Word for word, restate every line of the material.
—————
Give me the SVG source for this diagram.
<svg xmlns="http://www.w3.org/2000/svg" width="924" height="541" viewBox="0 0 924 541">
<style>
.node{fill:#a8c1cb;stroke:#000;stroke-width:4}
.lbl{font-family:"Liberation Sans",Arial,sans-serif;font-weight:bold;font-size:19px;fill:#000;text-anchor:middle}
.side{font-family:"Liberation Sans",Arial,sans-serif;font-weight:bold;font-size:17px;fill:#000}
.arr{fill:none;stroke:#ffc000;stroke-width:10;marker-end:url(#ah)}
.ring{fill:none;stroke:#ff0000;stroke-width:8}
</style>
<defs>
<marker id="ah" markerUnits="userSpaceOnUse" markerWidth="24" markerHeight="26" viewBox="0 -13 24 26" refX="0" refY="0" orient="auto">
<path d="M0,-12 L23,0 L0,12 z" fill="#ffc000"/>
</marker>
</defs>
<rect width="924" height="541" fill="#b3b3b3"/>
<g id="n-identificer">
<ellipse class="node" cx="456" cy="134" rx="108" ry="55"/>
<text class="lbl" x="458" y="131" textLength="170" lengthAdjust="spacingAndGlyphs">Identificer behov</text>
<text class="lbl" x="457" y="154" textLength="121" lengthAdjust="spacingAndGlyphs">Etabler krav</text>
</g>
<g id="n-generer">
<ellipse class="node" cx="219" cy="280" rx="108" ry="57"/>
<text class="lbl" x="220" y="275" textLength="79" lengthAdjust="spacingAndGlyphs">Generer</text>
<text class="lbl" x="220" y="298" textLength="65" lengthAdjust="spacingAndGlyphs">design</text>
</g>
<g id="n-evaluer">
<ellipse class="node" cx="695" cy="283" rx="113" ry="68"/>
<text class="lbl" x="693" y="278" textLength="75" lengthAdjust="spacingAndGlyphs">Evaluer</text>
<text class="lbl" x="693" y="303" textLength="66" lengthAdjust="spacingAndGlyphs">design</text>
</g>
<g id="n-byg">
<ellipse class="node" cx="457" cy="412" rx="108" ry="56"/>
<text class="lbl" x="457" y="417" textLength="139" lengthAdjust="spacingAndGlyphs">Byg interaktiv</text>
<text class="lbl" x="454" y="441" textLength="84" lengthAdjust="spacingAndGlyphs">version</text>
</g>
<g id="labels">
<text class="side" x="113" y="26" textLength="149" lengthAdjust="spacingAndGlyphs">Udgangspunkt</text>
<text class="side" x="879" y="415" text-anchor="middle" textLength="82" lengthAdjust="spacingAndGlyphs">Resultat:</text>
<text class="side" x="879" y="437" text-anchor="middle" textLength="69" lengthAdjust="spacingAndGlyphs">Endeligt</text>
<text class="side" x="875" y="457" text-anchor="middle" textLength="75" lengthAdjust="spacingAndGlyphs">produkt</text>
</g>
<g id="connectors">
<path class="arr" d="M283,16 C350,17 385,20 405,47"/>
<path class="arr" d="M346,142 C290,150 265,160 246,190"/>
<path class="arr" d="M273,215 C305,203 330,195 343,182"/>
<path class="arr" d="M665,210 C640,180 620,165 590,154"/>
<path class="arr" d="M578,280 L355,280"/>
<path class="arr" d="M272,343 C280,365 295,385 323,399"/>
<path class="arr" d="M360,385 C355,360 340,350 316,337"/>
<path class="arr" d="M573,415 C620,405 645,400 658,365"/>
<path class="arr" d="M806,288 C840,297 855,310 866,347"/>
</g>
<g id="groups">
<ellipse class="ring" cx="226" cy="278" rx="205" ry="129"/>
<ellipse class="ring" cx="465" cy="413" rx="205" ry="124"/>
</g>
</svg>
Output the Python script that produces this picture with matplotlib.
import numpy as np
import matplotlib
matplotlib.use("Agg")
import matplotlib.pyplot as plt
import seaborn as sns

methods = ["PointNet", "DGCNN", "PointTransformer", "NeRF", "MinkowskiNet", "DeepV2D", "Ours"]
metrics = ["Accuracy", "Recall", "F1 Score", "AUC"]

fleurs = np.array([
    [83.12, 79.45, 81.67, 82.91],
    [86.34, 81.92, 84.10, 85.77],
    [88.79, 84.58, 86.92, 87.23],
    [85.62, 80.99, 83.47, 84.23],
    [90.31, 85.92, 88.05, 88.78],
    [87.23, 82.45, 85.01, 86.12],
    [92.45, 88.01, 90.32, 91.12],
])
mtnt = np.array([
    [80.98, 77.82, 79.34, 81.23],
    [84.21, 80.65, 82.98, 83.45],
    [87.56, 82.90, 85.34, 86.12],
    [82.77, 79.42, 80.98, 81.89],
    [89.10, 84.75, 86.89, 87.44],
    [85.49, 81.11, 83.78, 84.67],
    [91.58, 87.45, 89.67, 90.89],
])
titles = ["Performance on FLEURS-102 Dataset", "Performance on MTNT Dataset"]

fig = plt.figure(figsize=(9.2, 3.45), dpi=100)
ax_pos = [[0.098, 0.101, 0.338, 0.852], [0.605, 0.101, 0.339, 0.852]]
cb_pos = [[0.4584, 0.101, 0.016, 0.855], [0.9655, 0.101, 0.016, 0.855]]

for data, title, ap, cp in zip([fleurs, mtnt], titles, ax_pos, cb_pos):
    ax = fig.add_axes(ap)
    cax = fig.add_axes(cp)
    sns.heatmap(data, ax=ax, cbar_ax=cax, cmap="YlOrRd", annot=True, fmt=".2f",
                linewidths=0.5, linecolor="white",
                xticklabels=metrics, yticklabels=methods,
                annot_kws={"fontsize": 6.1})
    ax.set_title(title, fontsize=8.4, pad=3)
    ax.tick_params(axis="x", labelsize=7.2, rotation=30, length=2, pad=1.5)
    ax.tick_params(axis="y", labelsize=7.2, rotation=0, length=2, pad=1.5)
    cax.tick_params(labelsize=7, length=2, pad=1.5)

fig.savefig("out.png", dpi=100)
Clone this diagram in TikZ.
—————
- [Exercise response]:
Give me the SVG source for this diagram.
<svg xmlns="http://www.w3.org/2000/svg" width="924" height="541" viewBox="0 0 924 541">
<style>
.node{fill:#a8c1cb;stroke:#000;stroke-width:4}
.lbl{font-family:"Liberation Sans",Arial,sans-serif;font-weight:bold;font-size:19px;fill:#000;text-anchor:middle}
.side{font-family:"Liberation Sans",Arial,sans-serif;font-weight:bold;font-size:17px;fill:#000}
.arr{fill:none;stroke:#ffc000;stroke-width:10;marker-end:url(#ah)}
.ring{fill:none;stroke:#ff0000;stroke-width:8}
</style>
<defs>
<marker id="ah" markerUnits="userSpaceOnUse" markerWidth="24" markerHeight="26" viewBox="0 -13 24 26" refX="0" refY="0" orient="auto">
<path d="M0,-12 L23,0 L0,12 z" fill="#ffc000"/>
</marker>
</defs>
<rect width="924" height="541" fill="#b3b3b3"/>
<g id="n-identificer">
<ellipse class="node" cx="456" cy="134" rx="108" ry="55"/>
<text class="lbl" x="458" y="131" textLength="170" lengthAdjust="spacingAndGlyphs">Identificer behov</text>
<text class="lbl" x="457" y="154" textLength="121" lengthAdjust="spacingAndGlyphs">Etabler krav</text>
</g>
<g id="n-generer">
<ellipse class="node" cx="219" cy="280" rx="108" ry="57"/>
<text class="lbl" x="220" y="275" textLength="79" lengthAdjust="spacingAndGlyphs">Generer</text>
<text class="lbl" x="220" y="298" textLength="65" lengthAdjust="spacingAndGlyphs">design</text>
</g>
<g id="n-evaluer">
<ellipse class="node" cx="695" cy="283" rx="113" ry="68"/>
<text class="lbl" x="693" y="278" textLength="75" lengthAdjust="spacingAndGlyphs">Evaluer</text>
<text class="lbl" x="693" y="303" textLength="66" lengthAdjust="spacingAndGlyphs">design</text>
</g>
<g id="n-byg">
<ellipse class="node" cx="457" cy="412" rx="108" ry="56"/>
<text class="lbl" x="457" y="417" textLength="139" lengthAdjust="spacingAndGlyphs">Byg interaktiv</text>
<text class="lbl" x="454" y="441" textLength="84" lengthAdjust="spacingAndGlyphs">version</text>
</g>
<g id="labels">
<text class="side" x="113" y="26" textLength="149" lengthAdjust="spacingAndGlyphs">Udgangspunkt</text>
<text class="side" x="879" y="415" text-anchor="middle" textLength="82" lengthAdjust="spacingAndGlyphs">Resultat:</text>
<text class="side" x="879" y="437" text-anchor="middle" textLength="69" lengthAdjust="spacingAndGlyphs">Endeligt</text>
<text class="side" x="875" y="457" text-anchor="middle" textLength="75" lengthAdjust="spacingAndGlyphs">produkt</text>
</g>
<g id="connectors">
<path class="arr" d="M283,16 C350,17 385,20 405,47"/>
<path class="arr" d="M346,142 C290,150 265,160 246,190"/>
<path class="arr" d="M273,215 C305,203 330,195 343,182"/>
<path class="arr" d="M665,210 C640,180 620,165 590,154"/>
<path class="arr" d="M578,280 L355,280"/>
<path class="arr" d="M272,343 C280,365 295,385 323,399"/>
<path class="arr" d="M360,385 C355,360 340,350 316,337"/>
<path class="arr" d="M573,415 C620,405 645,400 658,365"/>
<path class="arr" d="M806,288 C840,297 855,310 866,347"/>
</g>
<g id="groups">
<ellipse class="ring" cx="226" cy="278" rx="205" ry="129"/>
<ellipse class="ring" cx="465" cy="413" rx="205" ry="124"/>
</g>
</svg>
Output the Python script that produces this picture with matplotlib.
import numpy as np
import matplotlib
matplotlib.use("Agg")
import matplotlib.pyplot as plt
import seaborn as sns

methods = ["PointNet", "DGCNN", "PointTransformer", "NeRF", "MinkowskiNet", "DeepV2D", "Ours"]
metrics = ["Accuracy", "Recall", "F1 Score", "AUC"]

fleurs = np.array([
    [83.12, 79.45, 81.67, 82.91],
    [86.34, 81.92, 84.10, 85.77],
    [88.79, 84.58, 86.92, 87.23],
    [85.62, 80.99, 83.47, 84.23],
    [90.31, 85.92, 88.05, 88.78],
    [87.23, 82.45, 85.01, 86.12],
    [92.45, 88.01, 90.32, 91.12],
])
mtnt = np.array([
    [80.98, 77.82, 79.34, 81.23],
    [84.21, 80.65, 82.98, 83.45],
    [87.56, 82.90, 85.34, 86.12],
    [82.77, 79.42, 80.98, 81.89],
    [89.10, 84.75, 86.89, 87.44],
    [85.49, 81.11, 83.78, 84.67],
    [91.58, 87.45, 89.67, 90.89],
])
titles = ["Performance on FLEURS-102 Dataset", "Performance on MTNT Dataset"]

fig = plt.figure(figsize=(9.2, 3.45), dpi=100)
ax_pos = [[0.098, 0.101, 0.338, 0.852], [0.605, 0.101, 0.339, 0.852]]
cb_pos = [[0.4584, 0.101, 0.016, 0.855], [0.9655, 0.101, 0.016, 0.855]]

for data, title, ap, cp in zip([fleurs, mtnt], titles, ax_pos, cb_pos):
    ax = fig.add_axes(ap)
    cax = fig.add_axes(cp)
    sns.heatmap(data, ax=ax, cbar_ax=cax, cmap="YlOrRd", annot=True, fmt=".2f",
                linewidths=0.5, linecolor="white",
                xticklabels=metrics, yticklabels=methods,
                annot_kws={"fontsize": 6.1})
    ax.set_title(title, fontsize=8.4, pad=3)
    ax.tick_params(axis="x", labelsize=7.2, rotation=30, length=2, pad=1.5)
    ax.tick_params(axis="y", labelsize=7.2, rotation=0, length=2, pad=1.5)
    cax.tick_params(labelsize=7, length=2, pad=1.5)

fig.savefig("out.png", dpi=100)
Clone this diagram in TikZ.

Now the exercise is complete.